--- START INPUT ---

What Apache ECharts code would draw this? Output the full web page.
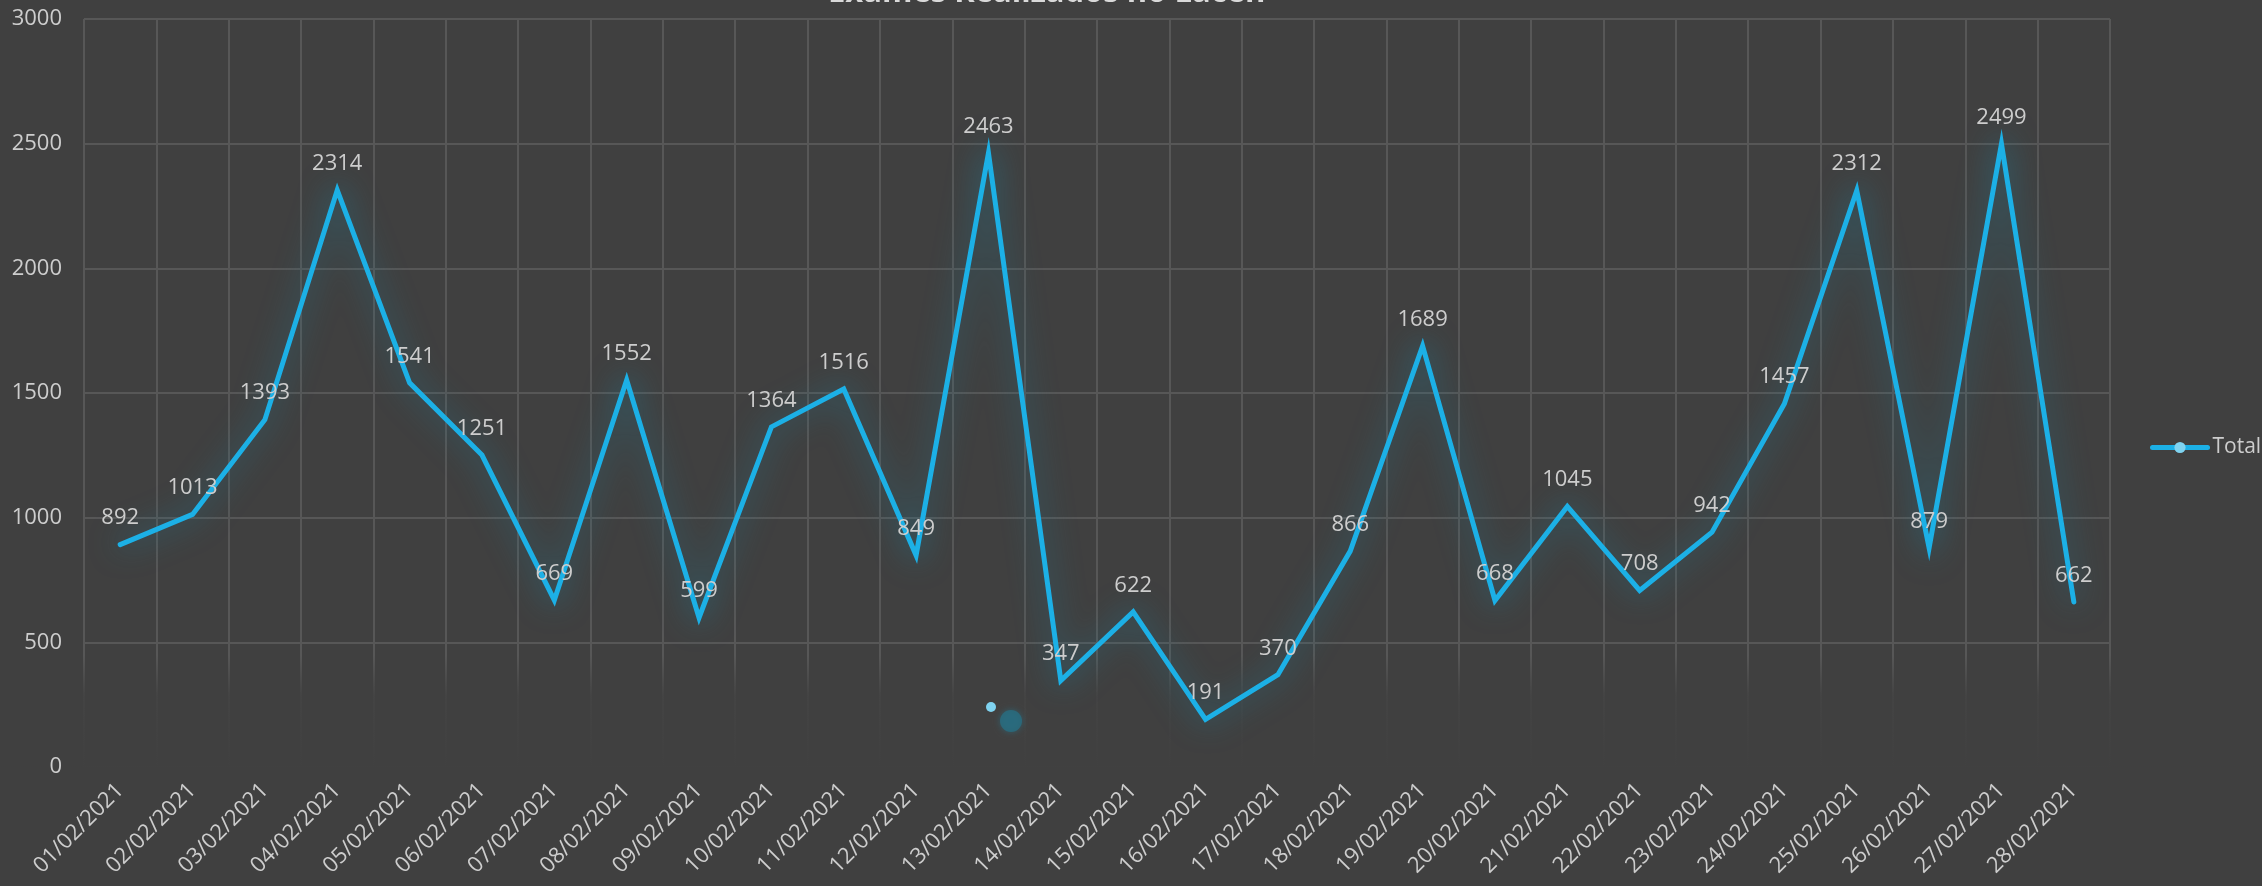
<!DOCTYPE html>
<html>
<head>
<meta charset="utf-8">
<script src="https://cdn.jsdelivr.net/npm/echarts@6/dist/echarts.min.js"></script>
<style>
  html, body { margin: 0; padding: 0; background: #404040; }
  #chart { width: 2262px; height: 886px; }
</style>
</head>
<body>
<div id="chart"></div>
<script>
// Exames realizados no Lacen, fevereiro/2021
const dias = [
  "01/02/2021", "02/02/2021", "03/02/2021", "04/02/2021", "05/02/2021", "06/02/2021", "07/02/2021",
  "08/02/2021", "09/02/2021", "10/02/2021", "11/02/2021", "12/02/2021", "13/02/2021", "14/02/2021",
  "15/02/2021", "16/02/2021", "17/02/2021", "18/02/2021", "19/02/2021", "20/02/2021", "21/02/2021",
  "22/02/2021", "23/02/2021", "24/02/2021", "25/02/2021", "26/02/2021", "27/02/2021", "28/02/2021"
];
const total = [
  892, 1013, 1393, 2314, 1541, 1251, 669,
  1552, 599, 1364, 1516, 849, 2463, 347,
  622, 191, 370, 866, 1689, 668, 1045,
  708, 942, 1457, 2312, 879, 2499, 662
];
const yTicks = [0, 500, 1000, 1500, 2000, 2500, 3000];

const txt = "#cdcdcd";
const font = "Open Sans";
const lineColor = "#1cb0e6";

const chart = echarts.init(document.getElementById("chart"));
chart.setOption({
  backgroundColor: "#404040",
  animation: false,
  title: {
    text: "Exames Realizados no Lacen",
    left: 823, top: -27,
    textStyle: { color: "#d9d9d9", fontFamily: font, fontWeight: "bold", fontSize: 31 }
  },
  grid: { left: 84, right: 152, top: 19, bottom: 119, containLabel: false },
  legend: {
    left: 2150, top: 437, padding: 0,
    itemWidth: 55, itemHeight: 14, itemGap: 0,
    lineStyle: { width: 5, color: lineColor, shadowBlur: 0 },
    itemStyle: { color: "#7fd3f0" },
    textStyle: { color: txt, fontFamily: font, fontSize: 21 },
    data: ["Total"]
  },
  xAxis: {
    type: "category",
    data: dias,
    boundaryGap: true,
    axisLine: { show: false },
    axisTick: { show: false },
    splitLine: { show: true, interval: 0, lineStyle: { color: "#575757", width: 2 } },
    axisLabel: { interval: 0, rotate: 45, margin: 20, color: txt, fontFamily: font, fontSize: 22 }
  },
  yAxis: {
    type: "value",
    min: yTicks[0], max: yTicks[yTicks.length - 1], interval: 500,
    axisLine: { show: false },
    axisTick: { show: false },
    splitLine: { lineStyle: { color: "#575757", width: 2 } },
    axisLabel: { margin: 22, color: txt, fontFamily: font, fontSize: 22, formatter: v => String(v) }
  },
  graphic: [
    // esmaecimento da grade na parte de baixo, como no original
    {
      type: "rect", z: 1, silent: true,
      shape: { x: 70, y: 655, width: 2060, height: 116 },
      style: {
        fill: new echarts.graphic.LinearGradient(0, 0, 0, 1, [
          { offset: 0, color: "rgba(64,64,64,0)" },
          { offset: 0.35, color: "rgba(64,64,64,0.85)" },
          { offset: 1, color: "rgba(64,64,64,1)" }
        ])
      }
    },
    { type: "circle", z: 3, silent: true, shape: { cx: 1011, cy: 721, r: 11 },
      style: { fill: "rgba(40,110,130,0.8)", shadowBlur: 6, shadowColor: "rgba(40,110,130,0.8)" } },
    { type: "circle", z: 3, silent: true, shape: { cx: 991, cy: 707, r: 5 }, style: { fill: "#7fd3f0" } }
  ],
  series: [{
    name: "Total",
    type: "line",
    data: total,
    z: 5,
    symbol: "circle",
    symbolSize: 1,
    showSymbol: true,
    itemStyle: { color: lineColor },
    lineStyle: {
      color: lineColor, width: 5, cap: "round", join: "miter",
      shadowColor: "rgba(30,130,160,0.85)", shadowBlur: 30
    },
    label: {
      show: true, position: "top", distance: 15,
      color: txt, fontFamily: font, fontSize: 22
    }
  }]
});
window.addEventListener("resize", () => chart.resize());
</script>
</body>
</html>
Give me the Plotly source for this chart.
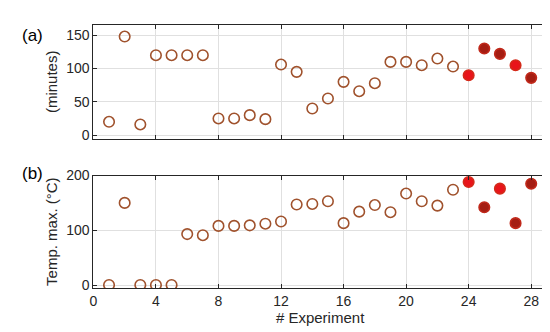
import plotly.graph_objects as go

experiments = list(range(1, 29))
minutes = [20, 148, 16, 120, 120, 120, 120, 25, 25, 30, 24, 106, 95, 40, 55, 80,
           66, 78, 110, 110, 105, 115, 103, 90, 130, 122, 105, 86]
temp_max = [0, 150, 0, 0, 0, 93, 91, 108, 108, 109, 112, 116, 147, 148, 153, 113,
            134, 146, 133, 167, 153, 145, 174, 188, 142, 176, 113, 185]
# fill kinds: 0 = open, 1 = red, 2 = dark red
fill_a = [0]*23 + [1, 2, 2, 1, 2]
fill_b = [0]*23 + [1, 2, 1, 2, 2]
x_ticks = [0, 4, 8, 12, 16, 20, 24, 28]

EDGE = "#a0522d"
FILLS = {0: "rgba(255,255,255,0)", 1: "#e8141a", 2: "#a51d12"}
LINES = {0: EDGE, 1: "#d42a1a", 2: "#c0281a"}

W, H = 550, 332
def px(x0, x1):
    return [x0 / W, x1 / W]
def py(top, bottom):
    return [(H - bottom) / H, (H - top) / H]

fig = go.Figure()
for vals, fills, xa, ya in [(minutes, fill_a, "x", "y"), (temp_max, fill_b, "x2", "y2")]:
    fig.add_trace(go.Scatter(
        x=experiments, y=vals, mode="markers", xaxis=xa, yaxis=ya,
        marker=dict(size=10.5, symbol="circle",
                    color=[FILLS[f] for f in fills],
                    line=dict(width=1.6, color=[LINES[f] if f else EDGE for f in fills])),
        showlegend=False, hoverinfo="x+y"))

FAM = "Liberation Sans, Arial, sans-serif"
font = dict(family=FAM, size=14, color="#262626")
tfont = dict(family=FAM, size=15, color="#262626")
axis_common = dict(showline=True, linecolor="#262626", linewidth=1, mirror="ticks",
                   ticks="inside", ticklen=4, tickcolor="#262626",
                   showgrid=True, gridcolor="#e0e0e0", gridwidth=1, zeroline=False,
                   tickfont=font)

xdom = px(82, 82 + 29 * 15.75)
fig.update_layout(
    width=W, height=H, margin=dict(l=0, r=0, t=0, b=0),
    paper_bgcolor="white", plot_bgcolor="white",
    xaxis=dict(domain=xdom, range=[0, 29], tickvals=x_ticks, showticklabels=False,
               anchor="y", **axis_common),
    yaxis=dict(domain=py(9, 128), range=[-5.8, 165.9], tickvals=[0, 50, 100, 150],
               anchor="x", title=dict(text="(minutes)", font=tfont, standoff=4),
               **axis_common),
    xaxis2=dict(domain=xdom, range=[0, 29], tickvals=x_ticks, anchor="y2",
                title=dict(text="# Experiment", font=tfont, standoff=4),
                **axis_common),
    yaxis2=dict(domain=py(166, 283), range=[-5.3, 200], tickvals=[0, 100, 200],
                anchor="x2", title=dict(text="Temp. max. (°C)", font=tfont, standoff=4),
                **axis_common),
    annotations=[
        dict(text="(a)", x=8 / W, y=(H - 20) / H, xref="paper", yref="paper",
             xanchor="left", yanchor="middle", showarrow=False,
             font=dict(family=FAM, size=17, color="black")),
        dict(text="(b)", x=8 / W, y=(H - 164) / H, xref="paper", yref="paper",
             xanchor="left", yanchor="middle", showarrow=False,
             font=dict(family=FAM, size=17, color="black")),
    ],
)
fig.write_html("out.html")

--- END INPUT ---

REQUIRED WORK: Reproduce each line of the records exactly, and omit every picture.

CORRECT RESPONSE:
What Apache ECharts code would draw this? Output the full web page.
<!DOCTYPE html>
<html>
<head>
<meta charset="utf-8">
<script src="https://cdn.jsdelivr.net/npm/echarts@6/dist/echarts.min.js"></script>
<style>
  html, body { margin: 0; padding: 0; background: #404040; }
  #chart { width: 2262px; height: 886px; }
</style>
</head>
<body>
<div id="chart"></div>
<script>
// Exames realizados no Lacen, fevereiro/2021
const dias = [
  "01/02/2021", "02/02/2021", "03/02/2021", "04/02/2021", "05/02/2021", "06/02/2021", "07/02/2021",
  "08/02/2021", "09/02/2021", "10/02/2021", "11/02/2021", "12/02/2021", "13/02/2021", "14/02/2021",
  "15/02/2021", "16/02/2021", "17/02/2021", "18/02/2021", "19/02/2021", "20/02/2021", "21/02/2021",
  "22/02/2021", "23/02/2021", "24/02/2021", "25/02/2021", "26/02/2021", "27/02/2021", "28/02/2021"
];
const total = [
  892, 1013, 1393, 2314, 1541, 1251, 669,
  1552, 599, 1364, 1516, 849, 2463, 347,
  622, 191, 370, 866, 1689, 668, 1045,
  708, 942, 1457, 2312, 879, 2499, 662
];
const yTicks = [0, 500, 1000, 1500, 2000, 2500, 3000];

const txt = "#cdcdcd";
const font = "Open Sans";
const lineColor = "#1cb0e6";

const chart = echarts.init(document.getElementById("chart"));
chart.setOption({
  backgroundColor: "#404040",
  animation: false,
  title: {
    text: "Exames Realizados no Lacen",
    left: 823, top: -27,
    textStyle: { color: "#d9d9d9", fontFamily: font, fontWeight: "bold", fontSize: 31 }
  },
  grid: { left: 84, right: 152, top: 19, bottom: 119, containLabel: false },
  legend: {
    left: 2150, top: 437, padding: 0,
    itemWidth: 55, itemHeight: 14, itemGap: 0,
    lineStyle: { width: 5, color: lineColor, shadowBlur: 0 },
    itemStyle: { color: "#7fd3f0" },
    textStyle: { color: txt, fontFamily: font, fontSize: 21 },
    data: ["Total"]
  },
  xAxis: {
    type: "category",
    data: dias,
    boundaryGap: true,
    axisLine: { show: false },
    axisTick: { show: false },
    splitLine: { show: true, interval: 0, lineStyle: { color: "#575757", width: 2 } },
    axisLabel: { interval: 0, rotate: 45, margin: 20, color: txt, fontFamily: font, fontSize: 22 }
  },
  yAxis: {
    type: "value",
    min: yTicks[0], max: yTicks[yTicks.length - 1], interval: 500,
    axisLine: { show: false },
    axisTick: { show: false },
    splitLine: { lineStyle: { color: "#575757", width: 2 } },
    axisLabel: { margin: 22, color: txt, fontFamily: font, fontSize: 22, formatter: v => String(v) }
  },
  graphic: [
    // esmaecimento da grade na parte de baixo, como no original
    {
      type: "rect", z: 1, silent: true,
      shape: { x: 70, y: 655, width: 2060, height: 116 },
      style: {
        fill: new echarts.graphic.LinearGradient(0, 0, 0, 1, [
          { offset: 0, color: "rgba(64,64,64,0)" },
          { offset: 0.35, color: "rgba(64,64,64,0.85)" },
          { offset: 1, color: "rgba(64,64,64,1)" }
        ])
      }
    },
    { type: "circle", z: 3, silent: true, shape: { cx: 1011, cy: 721, r: 11 },
      style: { fill: "rgba(40,110,130,0.8)", shadowBlur: 6, shadowColor: "rgba(40,110,130,0.8)" } },
    { type: "circle", z: 3, silent: true, shape: { cx: 991, cy: 707, r: 5 }, style: { fill: "#7fd3f0" } }
  ],
  series: [{
    name: "Total",
    type: "line",
    data: total,
    z: 5,
    symbol: "circle",
    symbolSize: 1,
    showSymbol: true,
    itemStyle: { color: lineColor },
    lineStyle: {
      color: lineColor, width: 5, cap: "round", join: "miter",
      shadowColor: "rgba(30,130,160,0.85)", shadowBlur: 30
    },
    label: {
      show: true, position: "top", distance: 15,
      color: txt, fontFamily: font, fontSize: 22
    }
  }]
});
window.addEventListener("resize", () => chart.resize());
</script>
</body>
</html>
Give me the Plotly source for this chart.
import plotly.graph_objects as go

experiments = list(range(1, 29))
minutes = [20, 148, 16, 120, 120, 120, 120, 25, 25, 30, 24, 106, 95, 40, 55, 80,
           66, 78, 110, 110, 105, 115, 103, 90, 130, 122, 105, 86]
temp_max = [0, 150, 0, 0, 0, 93, 91, 108, 108, 109, 112, 116, 147, 148, 153, 113,
            134, 146, 133, 167, 153, 145, 174, 188, 142, 176, 113, 185]
# fill kinds: 0 = open, 1 = red, 2 = dark red
fill_a = [0]*23 + [1, 2, 2, 1, 2]
fill_b = [0]*23 + [1, 2, 1, 2, 2]
x_ticks = [0, 4, 8, 12, 16, 20, 24, 28]

EDGE = "#a0522d"
FILLS = {0: "rgba(255,255,255,0)", 1: "#e8141a", 2: "#a51d12"}
LINES = {0: EDGE, 1: "#d42a1a", 2: "#c0281a"}

W, H = 550, 332
def px(x0, x1):
    return [x0 / W, x1 / W]
def py(top, bottom):
    return [(H - bottom) / H, (H - top) / H]

fig = go.Figure()
for vals, fills, xa, ya in [(minutes, fill_a, "x", "y"), (temp_max, fill_b, "x2", "y2")]:
    fig.add_trace(go.Scatter(
        x=experiments, y=vals, mode="markers", xaxis=xa, yaxis=ya,
        marker=dict(size=10.5, symbol="circle",
                    color=[FILLS[f] for f in fills],
                    line=dict(width=1.6, color=[LINES[f] if f else EDGE for f in fills])),
        showlegend=False, hoverinfo="x+y"))

FAM = "Liberation Sans, Arial, sans-serif"
font = dict(family=FAM, size=14, color="#262626")
tfont = dict(family=FAM, size=15, color="#262626")
axis_common = dict(showline=True, linecolor="#262626", linewidth=1, mirror="ticks",
                   ticks="inside", ticklen=4, tickcolor="#262626",
                   showgrid=True, gridcolor="#e0e0e0", gridwidth=1, zeroline=False,
                   tickfont=font)

xdom = px(82, 82 + 29 * 15.75)
fig.update_layout(
    width=W, height=H, margin=dict(l=0, r=0, t=0, b=0),
    paper_bgcolor="white", plot_bgcolor="white",
    xaxis=dict(domain=xdom, range=[0, 29], tickvals=x_ticks, showticklabels=False,
               anchor="y", **axis_common),
    yaxis=dict(domain=py(9, 128), range=[-5.8, 165.9], tickvals=[0, 50, 100, 150],
               anchor="x", title=dict(text="(minutes)", font=tfont, standoff=4),
               **axis_common),
    xaxis2=dict(domain=xdom, range=[0, 29], tickvals=x_ticks, anchor="y2",
                title=dict(text="# Experiment", font=tfont, standoff=4),
                **axis_common),
    yaxis2=dict(domain=py(166, 283), range=[-5.3, 200], tickvals=[0, 100, 200],
                anchor="x2", title=dict(text="Temp. max. (°C)", font=tfont, standoff=4),
                **axis_common),
    annotations=[
        dict(text="(a)", x=8 / W, y=(H - 20) / H, xref="paper", yref="paper",
             xanchor="left", yanchor="middle", showarrow=False,
             font=dict(family=FAM, size=17, color="black")),
        dict(text="(b)", x=8 / W, y=(H - 164) / H, xref="paper", yref="paper",
             xanchor="left", yanchor="middle", showarrow=False,
             font=dict(family=FAM, size=17, color="black")),
    ],
)
fig.write_html("out.html")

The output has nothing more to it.